You can see the traces of this, more in the clarity of the spaces than in an overtly aesthetic way. “Generally we just like things simple,” says Denis, sitting at their dining table, looking over the bay. I’ve come for lunch, which involves locally baked bread, fresh tomatoes and ham. “Whether it be food, houses, cars or gardens, we don’t like things overworked – my approach to work was the same. Keep it simple, guys, don’t overwork it. Keep your mind clear.”









At Oneroa, the couple wanted to preserve as much of the house as they could. They loved the deep verandah and cathedral ceiling, and they liked the pragmatic pine poles that held the whole thing up. They were also fond of a timber-framed corner window flanked by two tall doors that took your eye out to the view. “I guess it’s the way it is because we really liked those things,” says Desna of the renovation, “and we really wanted to keep them. To some extent that dictates what you do with the rest of the place – it just fell into place around that.”
Dave and project architect Tim Sargisson’s plan was simple. At the top of the slope, they devised a single-car garage and workshop reached by a blissfully not-steep new concrete driveway, the resource consent for which can only be described as torturous. They also devised a screened entranceway under cover to the side of the garage. It provides a moment of pause before you descend the slope through a new garden, down stairs formed from reclaimed jarrah and local stone.
In the main house, they left the living spaces in the same spots, but chopped off the now-rotten block at the back, extending the main gable towards the hill. Here, they squared off the plan to create room for a bedroom and bathroom on both levels, along with a new staircase. It is orthogonal and straightforward, impeccably planned and logical, but it also preserves the magic of the place as you come through the low-ceilinged entry portal into the living space with its lofty honey-coloured sarking.
Dave had the same pause as they kicked into the renovation. “It’s really a story of them cleaning it up,” he says. “And you do wonder, ‘Are we right? Getting back to orthogonal?’ I think we were, because the stairs got cleaned up, we’ve got extra space for a bathroom upstairs and we’ve got room for a guest bedroom downstairs. But we still committed to that main volume.”
Throughout, they gently tidied and rationalised the edges, extending the deck where it had originally finished on a 45-degree angle, leaving a pole isolated in space holding up a corner of the pergola. They reclad and relined where necessary, but kept as much of the building as they could. The pine poles, for instance, had never been capped and were rotting from the tops. The builders cut them back to good timber, then topped them with steel spigot caps which provide a moment of lightness between the poles and the beam – a delightful moment that comes from a place of deep pragmatism.

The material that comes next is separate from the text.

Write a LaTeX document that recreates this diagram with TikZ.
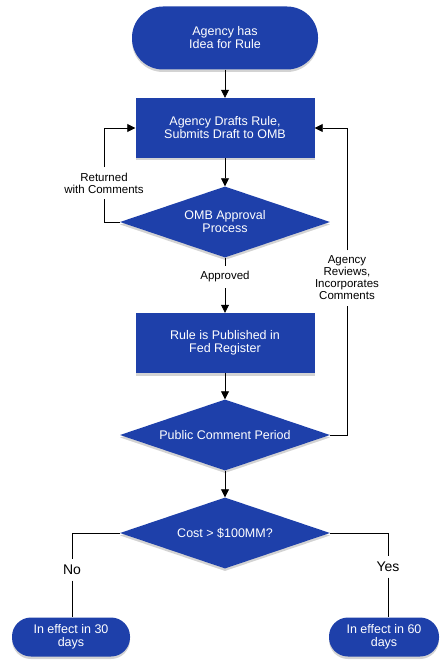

The result is serene. It honours the original parts of the house that everyone loved, while introducing a calm, consistent palette throughout – birch-ply cabinetry, large-format tiles, oak floors, white walls and Malaysian kauri ceilings. It’s spare, but not cold: there are places to withdraw to by the fire, and places to sit in the view. It’s not a big house, but it is a generous one. “This place kind of cast a spell on us,” says Desna. “It’s a quiet place, so it would just feel wrong to do anything other than what we’ve done.”